NavList:
A Community Devoted to the Preservation and Practice of Celestial Navigation and Other Methods of Traditional Wayfinding
From: Frank Reed
Date: 2019 Oct 29, 10:32 -0700
Martin:
Calculate two points on each LOP. For any LOPs that need to be advanced, use standard DR to update the points.
But the point of modern celestial navigation, if we're being very careful, should be to produce an error ellipse: a fix and an uncertainty envelope around it. There are standard methods to get an error ellipse. These do not usually consider the declining quality of sights in a running fix. For older LOPs that have been advanced for longer periods of time, you should put "weights" on the sights determined by some decay factor dependent on the quality of the dead reckoning. A simple time-dependent weighting factor would be 2-t/T where T is chosen based on experience and conditions, but might typically be two hours. This puts a "half-life" on each sight equal to T hours (yes, e-t/T might be better form, but I'm doing this to make the math easy for an example).

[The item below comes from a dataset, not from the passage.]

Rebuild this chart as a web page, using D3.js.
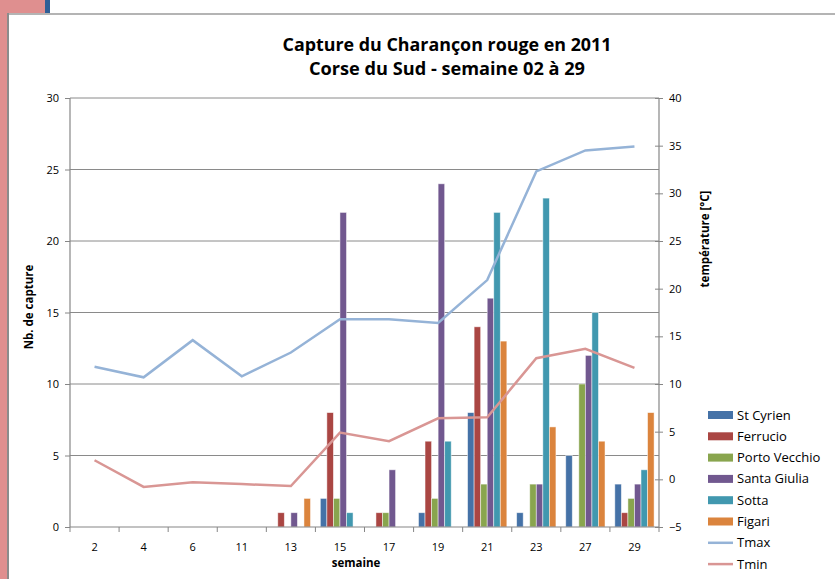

For a simple example, suppose I get the latitude at noon. It's 38.8°N. This gives an E/W LOP. Then four hours later, I take a sight when the Sun is on the prime vertical, just for the sake of the example, which gives a longitude of 69.5°W. This is a N/S LOP. If I have been travelling south at 9 knots during those four hours, then I can advance my noon LOP pushing it south by 0.6° of latitude. Without weighting, your error ellipse is a circle, let's suppose with a radius of 1.0 nautical miles, centered on 38.2°N, 69.5°W. With weighting (and assuming T=2hrs), your first LOP has a weight of 0.25 while the second, fresh LOP has a weight of 1.0. How do you handle a quarter of a line of position?? It's easier to imagine if we just multiply the weights by four. The first LOP is equivalent to one common line of position while the second LOP is equivalent to four common lines of position. The result is an error ellipse centered on the same point, 38.2°N, 69.5°W, but now the error ellipse is "taller". No longer a circle, it's an ellipse with a long axis in the latitude direction (N/S) of 2.0 nautical miles and a short axis (E/W) of 1.0 nautical miles.
If you weren't even considering error ellipses, then count this as "just something to think about".